Mike Westhoff, the Jets’ special-teams coach, has had his carefully researched list of free-agency targets ready to go for months. On Monday morning, he was staring at a roster on his office wall full of blank spots, and preparing to pick up the phone to start recruiting the players he wants the Jets to sign as soon as he is allowed. Across the country, some of the most prominent agents in the game were preparing to sleep in their offices, the better to manage the expected round-the-clock negotiations to come.
After nearly five months of inactivity by all but a handful of negotiators, the N.F.L. sprang to life again Monday when 32 player representatives voted unanimously to recommend approval of a 10-year labor deal that owners largely approved last Thursday. With an apology to the fans from the New England Patriots owner Robert K. Kraft, and the applause of a few spectators who had gathered on a sidewalk to witness the announcement, the process to lift the lockout was put in motion. The longest work stoppage in the game’s history thus ended with only the loss of the Hall of Fame exhibition game.

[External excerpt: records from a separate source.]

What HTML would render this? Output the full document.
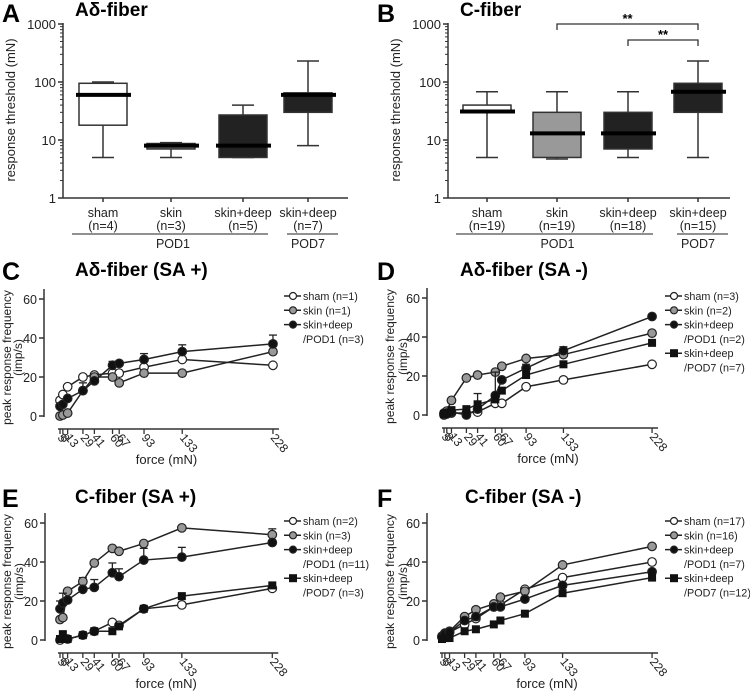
<!DOCTYPE html>
<html><head><meta charset="utf-8"><style>
html,body{margin:0;padding:0;background:#fff}
svg{display:block;font-family:"Liberation Sans",Arial,sans-serif}
</style></head><body>
<svg id="fig" width="750" height="694" viewBox="0 0 750 694"></svg>
<script>
// ---------- data ----------
const boxCats = ["sham","skin","skin+deep","skin+deep"];
const boxNsA = ["(n=4)","(n=3)","(n=5)","(n=7)"];
const boxNsB = ["(n=19)","(n=19)","(n=18)","(n=15)"];
const boxFill = ["#fff","#999","#222","#222"];
const boxFillA = ["#fff","#888","#222","#222"];
// [whiskerLow, boxLow, median, boxHigh, whiskerHigh]
const boxA = [[5,18,60,95,100],[5,7,8,8.7,9],[5,5,8,27,40],[8,30,60,65,230]];
const boxB = [[5,30,31,40,68],[4.7,5,13,30,68],[5,7,13,30,68],[5,30,68,95,230]];
const logTicks = [1,10,100,1000];

const forces = [5,8,13,29,41,60,67,93,133,228];
const yTicks = [0,20,40,60];

const cSham = [8,11,15,20,21,22,22,25,29,26];
const cSkin = [0,0.5,1.5,13,20,20,17,22,22,33];
const cPod1 = [5,6,9,13,18,26,27,29,33,37];
const cPod1Err = [1,1,1,4,1,2,1,3,3.5,4.5];

const dSham = [0,0.5,1,1,1.5,6,6,14.5,18,26];
const dSkin = [1,2,7.5,19,20.5,22,25,29,31,42];
const dPod1 = [0.5,1,1.5,0,3,10,18,24,33,50.5];
const dPod7 = [0.5,1,2.5,3,5.5,8,12.5,20.5,26,37];
const dPod1Err = [0,0,0,0,8,12,0,2,2,0];

const eSham = [0,1,0.5,2.5,4.5,9,7.5,16,18,26.5];
const eSkin = [10.5,11.5,25,30,39.5,47,45.5,49.5,57.5,54];
const ePod1 = [16,19,20.5,26,27,34.5,32.5,41,42.5,50];
const ePod7 = [0.5,3,0.5,2.5,4.5,4.5,7,16,22.5,28];
const ePod1Err = [4,5,1,1,4,5,4,6,5,1];
const eSkinErr = [0,0,0,2,0,0,0,0,0,3];

const fSham = [1.5,3,4,8,11,17,18,26,32,40];
const fSkin = [2,3.5,4.5,12,15.5,18.5,22,25,38.5,48];
const fPod1 = [1.5,3,4,10,12,17,17,21,28,35];
const fPod7 = [0.5,1,1,4.5,5.5,8,10,13.5,24,32];

// ---------- helpers ----------
const svg = document.getElementById('fig');
const NS = 'http://www.w3.org/2000/svg';
function mk(tag, attrs, parent, txt){
  const e = document.createElementNS(NS, tag);
  for (const k in attrs) e.setAttribute(k, attrs[k]);
  if (txt !== undefined) e.textContent = txt;
  (parent || svg).appendChild(e);
  return e;
}
function group(name){
  const g = mk('g', {});
  
  
  return g;
}

function boxPanel(opt){
  const g = group(opt.name);
  const ax = opt.axisX, y1 = 198, dec = 58;
  const ly = v => y1 - Math.log10(v) * dec;
  const L = mk('text',{x:opt.letterX,y:22,'font-size':25,'font-weight':'bold'},g,opt.letter);
   
  const T = mk('text',{x:opt.titleX,y:16,'font-size':19,'font-weight':'bold'},g,opt.title);
   
  mk('line',{x1:ax,y1:ly(1000)-1,x2:ax,y2:y1,stroke:'#333','stroke-width':1.5},g);
  mk('line',{x1:ax,y1:y1,x2:opt.axisEnd,y2:y1,stroke:'#333','stroke-width':1.5},g);
  logTicks.forEach(t=>{
    mk('line',{x1:ax-5,y1:ly(t),x2:ax,y2:ly(t),stroke:'#333','stroke-width':1.5},g);
    const tl = mk('text',{x:ax-7,y:ly(t)+5,'font-size':13,'text-anchor':'end',fill:'#222'},g,String(t));
     
    if (t<1000) for(let m=2;m<10;m++){
      mk('line',{x1:ax-3,y1:ly(t*m),x2:ax,y2:ly(t*m),stroke:'#333','stroke-width':1},g);
    }
  });
  const yt = mk('text',{transform:`translate(${ax-48},110) rotate(-90)`,'font-size':13,'text-anchor':'middle',fill:'#222'},g,'response threshold (mN)');
   
  opt.data.forEach((d,i)=>{
    const cx = opt.catX[i], hw = 24;
    const bg = mk('g',{},g);
     
    mk('line',{x1:cx,y1:ly(d[0]),x2:cx,y2:ly(d[4]),stroke:'#333','stroke-width':1.5},bg);
    mk('line',{x1:cx-11,y1:ly(d[0]),x2:cx+11,y2:ly(d[0]),stroke:'#333','stroke-width':1.5},bg);
    mk('line',{x1:cx-11,y1:ly(d[4]),x2:cx+11,y2:ly(d[4]),stroke:'#333','stroke-width':1.5},bg);
    mk('rect',{x:cx-hw,y:ly(d[3]),width:2*hw,height:ly(d[1])-ly(d[3]),fill:opt.fill[i],stroke:'#333','stroke-width':1.5},bg);
    mk('line',{x1:cx-hw-3,y1:ly(d[2]),x2:cx+hw+4,y2:ly(d[2]),stroke:'#000','stroke-width':4},bg);
    mk('line',{x1:cx,y1:y1,x2:cx,y2:y1+4,stroke:'#333','stroke-width':1.5},bg);
    const c1 = mk('text',{x:cx,y:217,'font-size':12.5,'text-anchor':'middle',fill:'#222'},g,boxCats[i]);
     
    const c2 = mk('text',{x:cx,y:230,'font-size':12.5,'text-anchor':'middle',fill:'#222'},g,opt.ns[i]);
     
  });
  mk('line',{x1:opt.catX[0]-31,y1:234,x2:opt.catX[2]+25,y2:234,stroke:'#222','stroke-width':1},g);
  mk('line',{x1:opt.catX[3]-21,y1:234,x2:opt.catX[3]+30,y2:234,stroke:'#222','stroke-width':1},g);
  const p1 = mk('text',{x:(opt.catX[0]+opt.catX[2])/2,y:248,'font-size':12.5,'text-anchor':'middle',fill:'#222'},g,'POD1');
   
  const p7 = mk('text',{x:opt.catX[3],y:248,'font-size':12.5,'text-anchor':'middle',fill:'#222'},g,'POD7');
   
  return g;
}

boxPanel({name:'panel-a',letter:'A',letterX:2,title:'Aδ-fiber',titleX:75,axisX:63,axisEnd:348,
  catX:[103,171,243,308],data:boxA,fill:boxFillA,ns:boxNsA});
const gB = boxPanel({name:'panel-b',letter:'B',letterX:377,title:'C-fiber',titleX:460,axisX:448,axisEnd:730,
  catX:[487,557,628,698],data:boxB,fill:boxFill,ns:boxNsB});
[[557,698,24,17],[628,698,40,33]].forEach((b,i)=>{
  const s = mk('g',{},gB);
   
  mk('path',{d:`M${b[0]} ${b[2]+6}V${b[2]}H${b[1]}V${b[2]+6}`,fill:'none',stroke:'#333','stroke-width':1.3},s);
  mk('text',{x:(b[0]+b[1])/2,y:b[3]+6,'font-size':13,'text-anchor':'middle','font-weight':'bold'},s,'**');
});

function linePanel(opt){
  const g = group(opt.name);
  const y0 = opt.y0, sy = 39/20;
  const xs = f => opt.x5 + (f-5)*opt.sx;
  const ys = v => y0 - v*sy;
  const L = mk('text',{x:opt.letterX,y:opt.titleY+4,'font-size':25,'font-weight':'bold'},g,opt.letter);
   
  const T = mk('text',{x:opt.titleX,y:opt.titleY,'font-size':19,'font-weight':'bold'},g,opt.title);
   
  const ax = opt.axisX;
  mk('line',{x1:ax,y1:ys(60)-10,x2:ax,y2:ys(0)+1,stroke:'#333','stroke-width':1.5},g);
  yTicks.forEach(t=>{
    mk('line',{x1:ax-5,y1:ys(t),x2:ax,y2:ys(t),stroke:'#333','stroke-width':1.5},g);
    const tl = mk('text',{x:ax-7,y:ys(t)+5,'font-size':opt.tickFs,'text-anchor':'end',fill:'#222'},g,String(t));
     
  });
  const xa = y0 + 13;
  mk('line',{x1:xs(5)-2,y1:xa,x2:xs(228)+6,y2:xa,stroke:'#333','stroke-width':1.5},g);
  forces.forEach(f=>{
    mk('line',{x1:xs(f),y1:xa,x2:xs(f),y2:xa+5,stroke:'#333','stroke-width':1.3},g);
    const tl = mk('text',{transform:`translate(${xs(f)-3},${xa+9}) rotate(50)`,'font-size':12,fill:'#222'},g,String(f));
     
  });
  const xt = mk('text',{x:(xs(5)+xs(228))/2,y:xa+35,'font-size':13,'text-anchor':'middle',fill:'#222'},g,'force (mN)');
   
  const yt = mk('text',{transform:`translate(0,${ys(30)}) rotate(-90)`,'font-size':opt.ytFs,'text-anchor':'middle',fill:'#222'},g);
   
  mk('tspan',{x:0,y:opt.ytB1},yt,'peak response frequency');
  mk('tspan',{x:0,y:opt.ytB2},yt,'(imp/s)');
  opt.series.forEach((s)=>{
    const sg = mk('g',{},g);
     
    if (s.err) s.vals.forEach((v,i)=>{
      if (!s.err[i]) return;
      const e = s.err[i];
      mk('line',{x1:xs(forces[i]),y1:ys(v),x2:xs(forces[i]),y2:ys(v+e),stroke:'#222','stroke-width':1.3},sg);
      mk('line',{x1:xs(forces[i])-4,y1:ys(v+e),x2:xs(forces[i])+4,y2:ys(v+e),stroke:'#222','stroke-width':1.3},sg);
    });
    mk('polyline',{points:s.vals.map((v,i)=>xs(forces[i])+','+ys(v)).join(' '),fill:'none',stroke:'#222','stroke-width':1.5},sg);
    s.vals.forEach((v,i)=>{
      let m;
      if (s.shape==='sq') m = mk('rect',{x:xs(forces[i])-4,y:ys(v)-4,width:8,height:8,fill:'#111'},sg);
      else m = mk('circle',{cx:xs(forces[i]),cy:ys(v),r:4.3,fill:s.fill,stroke:'#222','stroke-width':1.2},sg);
       
    });
  });
  const lg = mk('g',{},g);
   
  let ly = opt.legY;
  opt.series.forEach(s=>{
    const e = mk('g',{},lg);
     
    const lx = opt.legX;
    mk('line',{x1:lx-18,y1:ly-4,x2:lx-1,y2:ly-4,stroke:'#222','stroke-width':1.5},e);
    if (s.shape==='sq') mk('rect',{x:lx-13,y:ly-8,width:8,height:8,fill:'#111'},e);
    else mk('circle',{cx:lx-9,cy:ly-4,r:3.5,fill:s.fill,stroke:'#222','stroke-width':1.2},e);
    s.label.forEach((t,k)=>{
      mk('text',{x:lx+1,y:ly+k*14.3,'font-size':10.8,fill:'#222'},e,t);
    });
    ly += s.label.length*14.3;
  });
}

linePanel({name:'panel-c',letter:'C',letterX:2,title:'Aδ-fiber (SA +)',titleX:75,titleY:276,y0:416,x5:60,sx:0.955,axisX:44,legX:302,legY:300,
  tickFs:12.5,ytFs:12,ytB1:11,ytB2:22,
  series:[
    {key:'sham',vals:cSham,fill:'#fff',label:['sham (n=1)']},
    {key:'skin',vals:cSkin,fill:'#999',label:['skin (n=1)']},
    {key:'skin-deep-pod1',vals:cPod1,fill:'#111',err:cPod1Err,label:['skin+deep','/POD1 (n=3)']}
  ]});
linePanel({name:'panel-d',letter:'D',letterX:377,title:'Aδ-fiber (SA -)',titleX:460,titleY:276,y0:415,x5:444,sx:0.933,axisX:427,legX:683,legY:300,
  tickFs:12.5,ytFs:12,ytB1:394,ytB2:407,
  series:[
    {key:'sham',vals:dSham,fill:'#fff',label:['sham (n=3)']},
    {key:'skin',vals:dSkin,fill:'#999',label:['skin (n=2)']},
    {key:'skin-deep-pod1',vals:dPod1,fill:'#111',err:dPod1Err,label:['skin+deep','/POD1 (n=2)']},
    {key:'skin-deep-pod7',vals:dPod7,shape:'sq',label:['skin+deep','/POD7 (n=7)']}
  ]});
linePanel({name:'panel-e',letter:'E',letterX:2,title:'C-fiber (SA +)',titleX:75,titleY:503,y0:640,x5:60,sx:0.952,axisX:45,legX:302,legY:525,
  tickFs:12.5,ytFs:12,ytB1:11,ytB2:23,
  series:[
    {key:'sham',vals:eSham,fill:'#fff',label:['sham (n=2)']},
    {key:'skin',vals:eSkin,fill:'#999',err:eSkinErr,label:['skin (n=3)']},
    {key:'skin-deep-pod1',vals:ePod1,fill:'#111',err:ePod1Err,label:['skin+deep','/POD1 (n=11)']},
    {key:'skin-deep-pod7',vals:ePod7,shape:'sq',label:['skin+deep','/POD7 (n=3)']}
  ]});
linePanel({name:'panel-f',letter:'F',letterX:377,title:'C-fiber (SA -)',titleX:465,titleY:503,y0:640,x5:442,sx:0.942,axisX:427,legX:683,legY:525,
  tickFs:12.5,ytFs:12,ytB1:394,ytB2:407,
  series:[
    {key:'sham',vals:fSham,fill:'#fff',label:['sham (n=17)']},
    {key:'skin',vals:fSkin,fill:'#999',label:['skin (n=16)']},
    {key:'skin-deep-pod1',vals:fPod1,fill:'#111',label:['skin+deep','/POD1 (n=7)']},
    {key:'skin-deep-pod7',vals:fPod7,shape:'sq',label:['skin+deep','/POD7 (n=12)']}
  ]});
</script>
</body></html>
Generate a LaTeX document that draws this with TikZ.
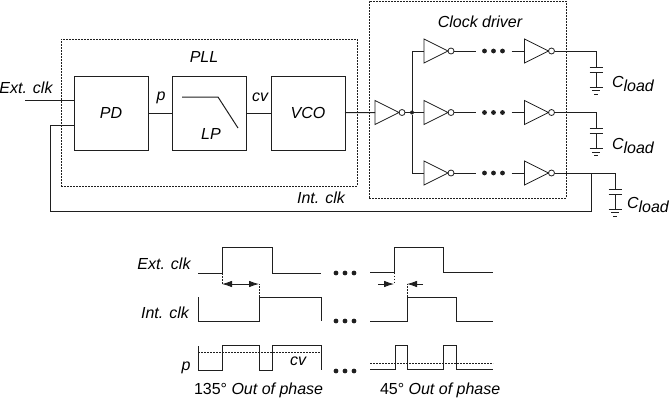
\documentclass[tikz,border=0pt]{standalone}
\usepackage{fontspec}
\setmainfont{Liberation Sans}
\usetikzlibrary{
	shapes.geometric,
	arrows.meta,
	positioning
}
\definecolor{inkline}{gray}{0.12}
\newcommand{\cload}{C\raisebox{-4pt}{load}}
% capacitor with ground symbol, #1 names the top plate, #2 is x, #3 is y of the top plate
\newcommand{\loadcap}[3]{
	\coordinate (#1) at (#2,#3);
	\draw[wire] (#2-6.5,#3) -- (#2+6.5,#3);
	\draw[wire] (#2-6.5,#3+5) -- (#2+6.5,#3+5);
	\draw[wire] (#2,#3+5) -- (#2,#3+20);
	\draw[wire] (#2-6.5,#3+20) -- (#2+6.5,#3+20);
	\draw[wire, thin] (#2-4,#3+23.5) -- (#2+4,#3+23.5);
	\draw[wire, thin] (#2-2,#3+27) -- (#2+2,#3+27);
}

\begin{document}
\begin{tikzpicture}[
				x=1pt, y=-1pt,
				wire/.style={draw=inkline, line width=1pt},
				block/.style={
					rectangle, draw=inkline, line width=1pt,
					minimum size=74pt, inner sep=0pt, outer sep=0pt
				},
				label/.style={
					inner sep=0pt, outer sep=0pt,
					font=\fontsize{16}{18}\selectfont\itshape
				},
				dashbox/.style={
					draw=inkline, line width=0.7pt, dash pattern=on 1.6pt off 1.4pt
				},
				invgate/.style={
					isosceles triangle, isosceles triangle stretches,
					draw=inkline, line width=0.8pt,
					minimum width=24pt, minimum height=24pt,
					inner sep=0pt, outer sep=0pt
				},
				bubble/.style={
					circle, draw=inkline, line width=0.8pt,
					minimum size=6pt, inner sep=0pt, outer sep=0pt
				},
				gapdots/.style={
					inner sep=0pt, outer sep=0pt,
					minimum width=36pt, minimum height=6pt,
					path picture={
						\fill[inkline] ([xshift=-9pt]path picture bounding box.center) circle (2.4pt);
						\fill[inkline] (path picture bounding box.center) circle (2.4pt);
						\fill[inkline] ([xshift=9pt]path picture bounding box.center) circle (2.4pt);
					}
				},
				meas/.style={
					draw=inkline, line width=0.8pt, {Latex[length=10pt,width=6.5pt]}-{Latex[length=10pt,width=6.5pt]}
				},
				measin/.style={
					draw=inkline, line width=0.8pt, -{Latex[length=10pt,width=6.5pt]}
				}
				]
				\useasboundingbox (0,0) rectangle (670,400);
				
				% PLL blocks
				\node[block] (pd) at (111,113) {};
				\node[block, right=24pt of pd] (lp) {};
				\node[block, right=25pt of lp] (vco) {};
				\node[label] (pdtext) at (pd.center) {PD};
				\node[label] (lptext) at (211,134) {LP};
				\node[label] (vcotext) at (vco.center) {VCO};
				\draw[wire] (182,97) -- (218,97) -- (238,128);
				
				% dashed frames
				\node[dashbox, rectangle, minimum width=296pt, minimum height=147pt, inner sep=0pt, outer sep=0pt] (pll) at (209,112.5) {};
				\node[dashbox, rectangle, minimum width=197pt, minimum height=197pt, inner sep=0pt, outer sep=0pt] (driver) at (467.5,99.5) {};
				\node[label] (plltext) at (204,57) {PLL};
				\node[label] (drivertext) at (480,22) {Clock driver};
				
				% first inverter and its junction
				\node[invgate, anchor=lower side] (invin) at (375,112.5) {};
				\node[bubble, right=0pt of invin.apex] (bubblein) {};
				\node[circle, fill=inkline, minimum size=4pt, inner sep=0pt, outer sep=0pt] (junc) at (412,112.5) {};
				
				% the three inverter rows
				\foreach \row/\ypos in {1/51,2/112.5,3/173}{
					\node[invgate, anchor=lower side] (inva\row) at (424,\ypos) {};
					\node[bubble, right=0pt of inva\row.apex] (bubblea\row) {};
					\node[gapdots, right=21.5pt of bubblea\row] (dots\row) {};
					\node[invgate, right=13pt of dots\row.east, anchor=lower side] (invb\row) {};
					\node[bubble, right=0pt of invb\row.apex] (bubbleb\row) {};
					\draw[wire] (junc) |- (inva\row.lower side);
					\draw[wire] (bubblea\row) -- (dots\row);
					\draw[wire] (dots\row) -- (invb\row.lower side);
				}
				
				% load capacitors
				\loadcap{capa}{596}{67}
				\loadcap{capb}{596}{128.5}
				\loadcap{capc}{615}{189}
				\node[label, anchor=west] (loada) at (612,84) {\cload};
				\node[label, anchor=west] (loadb) at (612,146) {\cload};
				\node[label, anchor=west] (loadc) at (627,205) {\cload};
				\draw[wire] (bubbleb1) -| (capa);
				\draw[wire] (bubbleb2) -| (capb);
				\draw[wire] (bubbleb3) -| (capc);
				
				% signal path
				\coordinate (extin) at (25,100);
				\coordinate (fbin) at (74,125);
				\coordinate (fbleft) at (50,211);
				\coordinate (fbright) at (591,173);
				\draw[wire] (extin) -- (extin -| pd.west);
				\draw[wire] (pd) -- (lp);
				\draw[wire] (lp) -- (vco);
				\draw[wire] (vco) -- (invin.lower side);
				\draw[wire] (bubblein) -- (junc);
				\draw[wire] (fbin) -| (fbleft) -| (fbright);
				\node[label] (exttext) at (26,88) {Ext. clk};
				\node[label] (ptext) at (161,98) {p};
				\node[label] (cvtext) at (260,97) {cv};
				\node[label] (inttext) at (321,198) {Int. clk};
				
				% timing, 135 degrees
				\node[label] (wavee) at (164,264) {Ext. clk};
				\node[label] (wavei) at (165,313) {Int. clk};
				\node[label] (wavep) at (186,368) {p};
				\node[label] (wavecv) at (298,361) {cv};
				\draw[wire] (198,273) -- (222,273) -- (222,247) -- (272,247) -- (272,273) -- (321,273);
				\draw[wire] (198,297) -- (198,321) -- (259,321) -- (259,297) -- (321,297) -- (321,321);
				\draw[wire] (198,346) -- (198,370) -- (222,370) -- (222,345) -- (259,345) -- (259,370) -- (272,370) -- (272,345) -- (321,345) -- (321,370);
				\draw[dashbox] (198,352) -- (321,352);
				\coordinate (slowa) at (222,284);
				\coordinate (slowb) at (259,284);
				\draw[dashbox] (222,273) -- (slowa);
				\draw[dashbox] (259,297) -- (slowb);
				\draw[meas] (slowa) -- (slowb);
				
				% timing, 45 degrees
				\draw[wire] (370,272.5) -- (394,272.5) -- (394,247) -- (443,247) -- (443,272.5) -- (493,272.5);
				\draw[wire] (370,321) -- (407,321) -- (407,297) -- (456,297) -- (456,321) -- (493,321);
				\draw[wire] (370,369) -- (395,369) -- (395,345) -- (407,345) -- (407,369) -- (443,369) -- (443,345) -- (456,345) -- (456,369) -- (493,369);
				\draw[dashbox] (370,363) -- (493,363);
				\coordinate (fasta) at (394,284);
				\coordinate (fastb) at (407,284);
				\coordinate (fastl) at (378,284);
				\coordinate (fastr) at (423,284);
				\draw[dashbox] (394,272.5) -- (fasta);
				\draw[dashbox] (407,297) -- (fastb);
				\draw[measin] (fastl) -- (fasta);
				\draw[measin] (fastr) -- (fastb);
				
				% gaps between the two cases
				\node[gapdots] (gape) at (345,273) {};
				\node[gapdots] (gapi) at (345,321) {};
				\node[gapdots] (gapp) at (345,371) {};
				
				\node[label, anchor=west] (phasea) at (194,390) {{\upshape 135°} Out of phase};
				\node[label, anchor=west] (phaseb) at (380,390) {{\upshape 45°} Out of phase};
			\end{tikzpicture}
\end{document}
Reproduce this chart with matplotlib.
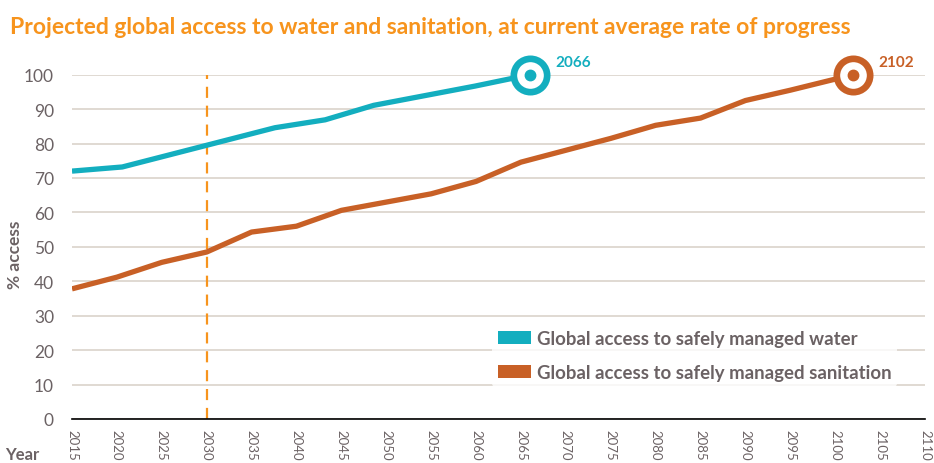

After the final details were worked out Monday morning, the lawyers who were the pre-eminent figures of the unusual off-season finally gave way to coaches and players desperate to get on the field and to an expected frenzy of player signings and trades the likes of which the N.F.L., normally a model of meticulously planned stasis, has never experienced. Rookies can start signing contracts and every other free agent can begin negotiating them Tuesday, when trades can also begin; teams will start opening training camps Wednesday; and Friday, about 400 free agents can begin joining new teams — five months of activity being funneled into just a few weeks.